As you start to take your communications to the next level, it’s more important to understand how your website is used as a tool for your program as well as a means to communicate with customers and your stakeholders.
This means thinking ahead of the audience – whether its your internal team members or external stakeholders – so that the content you deliver can better meet their needs or interests.
An important and easy way to monitor the type of content your audiences are after is by checking on your web traffic daily. Log-in to google analytics and take notes on a few key elements:
Look at your weekly overview and visits each day.
Did your traffic spike yesterday? And did the increase happen because of any program emails or communications efforts like a webinar or an in-person event?
One of the best ways to put your finger on the pulse of your web traffic is by checking your analytics when you are sending out email blasts or newsletters.
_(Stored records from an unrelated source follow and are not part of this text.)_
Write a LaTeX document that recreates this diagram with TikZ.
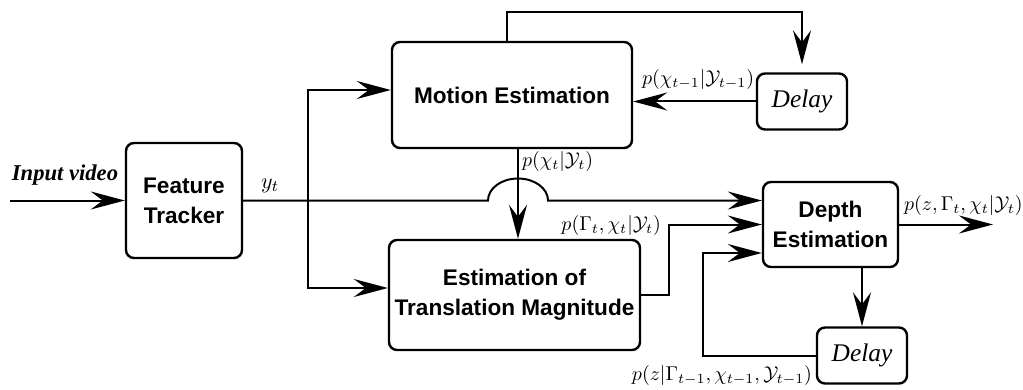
\documentclass[tikz,border=0pt]{standalone}
\usepackage{fontspec}
\setmainfont{Liberation Serif}
\setsansfont{Liberation Sans}
\usetikzlibrary{positioning, arrows.meta}

\begin{document}
\begin{tikzpicture}[x=0.5pt, y=-0.5pt, line width=1pt,
    >={Stealth[length=17pt, width=9pt, inset=6pt]},
    blk/.style={draw, line width=1.2pt, rounded corners=4pt, inner sep=0pt, align=center,
        font=\fontsize{11.3}{15}\selectfont\sffamily\bfseries},
    dly/.style={draw, line width=1.2pt, rounded corners=4pt, minimum width=45pt,
        minimum height=28pt, font=\fontsize{12.7}{15}\selectfont\itshape},
    lbl/.style={inner sep=0pt, font=\fontsize{10}{12}\selectfont}]

    \useasboundingbox (0,0) rectangle (1023,390);

    \node[blk, minimum width=58pt, minimum height=57.5pt] (ft) at (184,200.5) {Feature\\Tracker};
    \node[blk, minimum width=120pt, minimum height=53pt] (me) at (512,95) {Motion Estimation};
    \node[blk, minimum width=125.5pt, minimum height=55pt] (et) at (514.5,295) {Estimation of\\Translation Magnitude};
    \node[blk, minimum width=67.5pt, minimum height=42.5pt] (de) at (830.5,224.5) {Depth\\Estimation};
    \node[dly] (d1) at (802,101.5) {Delay};
    \node[dly] (d2) at (862,355.5) {Delay};

    \coordinate (in) at (10,200.5);
    \coordinate (jn) at (308,200.5);
    \coordinate (hop) at (518,200.5);
    \coordinate (fbtop) at (802,12);
    \coordinate (fb) at (703,253);
    \coordinate (out) at (993,224.5);

    \draw[->] (in) -- (ft);
    \draw[->] (ft) -- ([xshift=-15pt]hop) arc[start angle=180, end angle=0, x radius=15pt, y radius=11pt]
        -- (de.west |- hop);
    \draw[->] (jn) |- ([yshift=2.5pt]me.west);
    \draw[->] (jn) |- ([yshift=3.5pt]et.west);
    \draw[->] ([xshift=3pt]me.south) -- ([xshift=3pt]me.south |- et.north);
    \draw[->] ([xshift=-2.5pt]me.north) |- (fbtop) -- ([yshift=4pt]d1.north);
    \draw[->] (d1) -- (me.east |- d1);
    \draw[->] (et.east) -- ++(14pt,0) |- (de.west);
    \draw[->] (de) -- (out);
    \draw[->] (de.south -| d2.north) -- (d2);
    \draw[->] (d2) -| (fb) -- (de.west |- fb);

    \node[lbl, font=\fontsize{11.3}{13}\selectfont\bfseries\itshape] (invid) at (65,175) {Input video};
    \node[lbl, font=\fontsize{11}{13}\selectfont] (yt) at (270,186) {$y_t$};
    \node[lbl, anchor=west] (pd1) at (641,80) {$p(\chi_{t-1}|\mathcal{Y}_{t-1})$};
    \node[lbl, anchor=west] (pme) at (521,162) {$p(\chi_t|\mathcal{Y}_t)$};
    \node[lbl, anchor=east] (pet) at (662,225) {$p(\Gamma_t,\chi_t|\mathcal{Y}_t)$};
    \node[lbl, anchor=west] (pde) at (903,206) {$p(z,\Gamma_t,\chi_t|\mathcal{Y}_t)$};
    \node[lbl, anchor=east] (pd2) at (813,375) {$p(z|\Gamma_{t-1},\chi_{t-1},\mathcal{Y}_{t-1})$};
\end{tikzpicture}
\end{document}
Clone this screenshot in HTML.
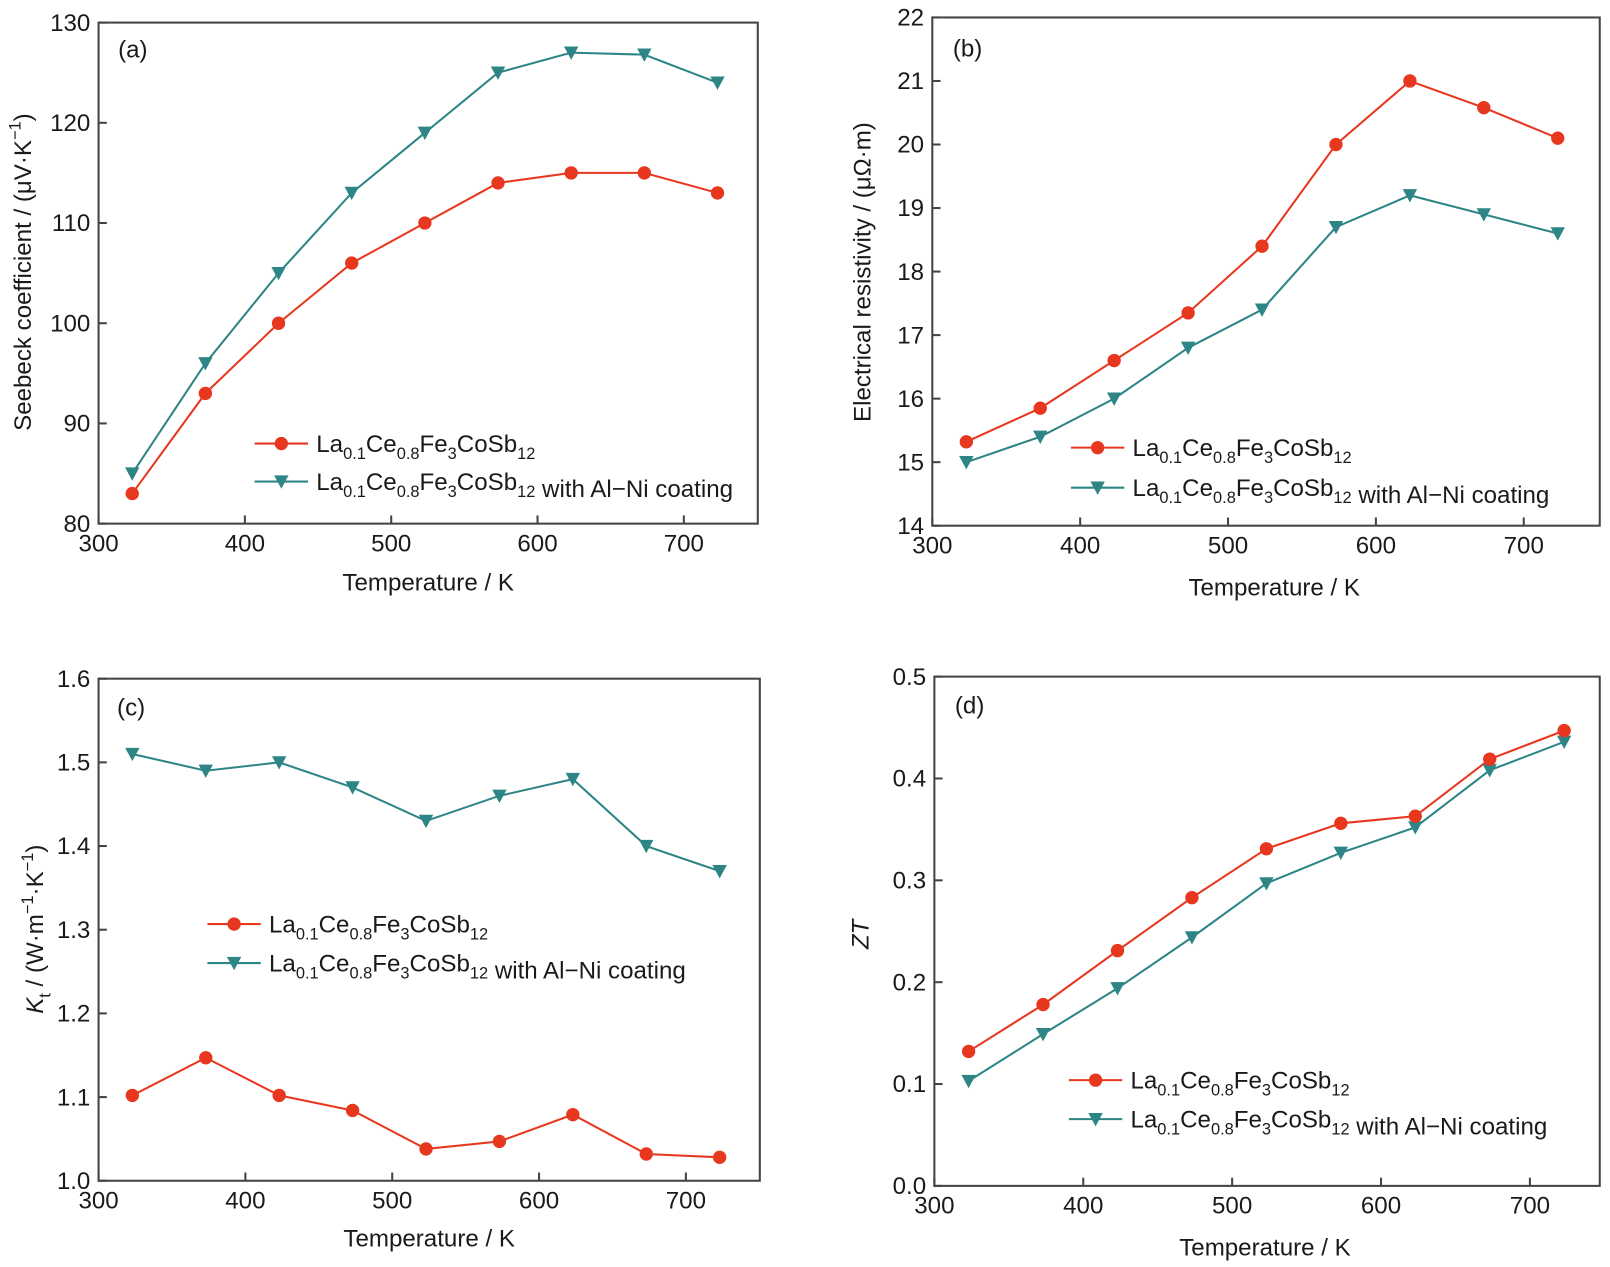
<!DOCTYPE html>
<html><head><meta charset="utf-8"><style>html,body{margin:0;padding:0;background:#fff}svg{display:block}text{font-family:"Liberation Sans",Arial,sans-serif;fill:#1a1a1a}</style></head>
<body>
<svg id="s" width="1610" height="1267" viewBox="0 0 1568 1234" preserveAspectRatio="none" xmlns="http://www.w3.org/2000/svg"></svg>
<script>
const R="#e8371f",T="#2d8585",FS=23.5,SS=16;
const xs=[323,373,423,473,523,573,623,673,723];
const P=[
{L:96,Rt:738,Tp:22,B:510,x0:300,x1:725,xt:666,y0:80,y1:130,yt:[80,90,100,110,120,130],yf:v=>v,
 r:[83,93,100,106,110,114,115,115,113],t:[85,96,105,113,119,125,127,126.8,124],
 lg:[248,432,469],lab:"(a)",lx:115,ly:56,xl:[417,575],yl:[30,265,'Seebeck coefficient / (μV·K<tspan dy="-10" font-size="16">−1</tspan><tspan dy="10">)</tspan>']},
{L:908,Rt:1558,Tp:17,B:512,x0:300,x1:751.4,xt:1484,y0:14,y1:22,yt:[14,15,16,17,18,19,20,21,22],yf:v=>v,
 r:[15.32,15.85,16.6,17.35,18.4,20,21,20.58,20.1],t:[15,15.4,16,16.8,17.4,18.7,19.2,18.9,18.6],
 lg:[1043,436,475],lab:"(b)",lx:928,ly:55,xl:[1241,580],yl:[848,265,'Electrical resistivity / (μΩ·m)']},
{L:96,Rt:740,Tp:661,B:1150,x0:300,x1:725,xt:668,y0:1.0,y1:1.6,yt:[1.0,1.1,1.2,1.3,1.4,1.5,1.6],yf:v=>v.toFixed(1),
 r:[1.102,1.147,1.102,1.084,1.038,1.047,1.079,1.032,1.028],t:[1.51,1.49,1.50,1.47,1.43,1.46,1.48,1.40,1.37],
 lg:[202,900,938],lab:"(c)",lx:114,ly:697,xl:[418,1214],yl:[42,905,'<tspan font-style="italic">K</tspan><tspan dy="7" font-size="16">t</tspan><tspan dy="-7"> / (W·m</tspan><tspan dy="-10" font-size="16">−1</tspan><tspan dy="10">·K</tspan><tspan dy="-10" font-size="16">−1</tspan><tspan dy="10">)</tspan>']},
{L:910,Rt:1558,Tp:659,B:1155,x0:300,x1:746.9,xt:1490,y0:0,y1:0.5,yt:[0,0.1,0.2,0.3,0.4,0.5],yf:v=>v.toFixed(1),
 r:[.132,.178,.231,.283,.331,.356,.363,.419,.447],t:[.103,.149,.194,.244,.297,.327,.352,.408,.436],
 lg:[1041,1052,1090],lab:"(d)",lx:930,ly:695,xl:[1232,1223],yl:[846,910,'<tspan font-style="italic">ZT</tspan>']}
];
let h="";
const name=`La<tspan dy="7" font-size="${SS}">0.1</tspan><tspan dy="-7">Ce</tspan><tspan dy="7" font-size="${SS}">0.8</tspan><tspan dy="-7">Fe</tspan><tspan dy="7" font-size="${SS}">3</tspan><tspan dy="-7">CoSb</tspan><tspan dy="7" font-size="${SS}">12</tspan><tspan dy="-7"></tspan>`;
function tri(x,y){return `<path d="M${x-7},${y-6}L${x+7},${y-6}L${x},${y+7}Z" fill="${T}"/>`}
for(const p of P){
 const sx=(p.xt-p.L)/400, X=v=>p.L+(v-300)*sx, Y=v=>p.B-(v-p.y0)/(p.y1-p.y0)*(p.B-p.Tp);
 h+=`<rect x="${p.L}" y="${p.Tp}" width="${p.Rt-p.L}" height="${p.B-p.Tp}" fill="none" stroke="#444" stroke-width="2"/>`;
 for(let k=300;k<=700;k+=100){const x=X(k);h+=`<line x1="${x}" y1="${p.B}" x2="${x}" y2="${p.B-8}" stroke="#444" stroke-width="2"/><text x="${x}" y="${p.B+27}" font-size="${FS}" text-anchor="middle">${k}</text>`;}
 for(const v of p.yt){const y=Y(v);h+=`<line x1="${p.L}" y1="${y}" x2="${p.L+8}" y2="${y}" stroke="#444" stroke-width="2"/><text x="${p.L-8}" y="${y+8}" font-size="${FS}" text-anchor="end">${p.yf(v)}</text>`;}
 const pr=p.r.map((v,i)=>X(xs[i])+","+Y(v)).join(" "), pt=p.t.map((v,i)=>X(xs[i])+","+Y(v)).join(" ");
 h+=`<polyline points="${pt}" fill="none" stroke="${T}" stroke-width="2"/><polyline points="${pr}" fill="none" stroke="${R}" stroke-width="2"/>`;
 p.t.forEach((v,i)=>h+=tri(X(xs[i]),Y(v)));
 p.r.forEach((v,i)=>h+=`<circle cx="${X(xs[i])}" cy="${Y(v)}" r="6.5" fill="${R}"/>`);
 const [lx,ly1,ly2]=p.lg;
 h+=`<line x1="${lx}" y1="${ly1}" x2="${lx+52}" y2="${ly1}" stroke="${R}" stroke-width="2"/><circle cx="${lx+26}" cy="${ly1}" r="6.5" fill="${R}"/>`;
 h+=`<line x1="${lx}" y1="${ly2}" x2="${lx+52}" y2="${ly2}" stroke="${T}" stroke-width="2"/>`+tri(lx+26,ly2);
 h+=`<text x="${lx+60}" y="${ly1+8}" font-size="${FS}">${name}</text><text x="${lx+60}" y="${ly2+8}" font-size="${FS}">${name} with Al−Ni coating</text>`;
 h+=`<text x="${p.lx}" y="${p.ly}" font-size="${FS}">${p.lab}</text>`;
 h+=`<text x="${p.xl[0]}" y="${p.xl[1]}" font-size="${FS}" text-anchor="middle">Temperature / K</text>`;
 h+=`<text transform="translate(${p.yl[0]},${p.yl[1]}) rotate(-90)" font-size="${FS}" text-anchor="middle">${p.yl[2]}</text>`;
}
document.getElementById("s").innerHTML=h;
</script>
</body></html>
You can easily segment the resources gaining the most popularity while getting a better sense on the type of outreach that gets your audience clicking and downloading, or taking a specific action.
I use a few views to see my overview and visits by day but really like to go to “behavior” then “site content” then “all pages”.
Understand your content and top pages and where the views for these pages are coming from.
Take a close look at your top pages. You can do this in a number of ways – but I like to see top pages under behavior, and when I do this, I opt into as many rows as I can until there are no more rows to show.
With a quick scroll there is often a break in the rows (this is just how I talk about each page and its number of views by the page) and where that break happens, I look above that line to see what is going on. By looking every day, I will notice if new content comes and goes; or if there is always content that is at the top.
This is important to know to understand what is working as well as where you may want to focus more.
Look at the big-picture and how your traffic happens. See if it is direct, a referral or from a social source.
Knowing where your audiences come from will help you build better and more strategic relationships with other companies and help differentiate what you do from your competitors.
So let’s say an organization shares your resource or a link to your site. What else could you be engaging on? And did they share the resource using social media or by linking in a newsletter or on their website.
Get the full picture by moving from the behavior bucket in google analytics into acquisition mode.
Under acquisition, there are a number of ways to dig in. A good place to start is “all traffic” then “referrals”. This shows every website that has linked to yours.
You can also see when the traffic to your site is from your social media outlets, and if there’s a lot then – way to go and power to you! You should keep using this community and get to know more about the posts that work and why, but we can talk about another time.
So if you see the traffic coming in from other sources and you didn’t tell them to post anything – take this awareness of who is talking about you and through what social platforms as data points to make some decisions.
Based on what you learn about who is engaging with what content and by doing so everyday is key to fostering conversations and growing your community.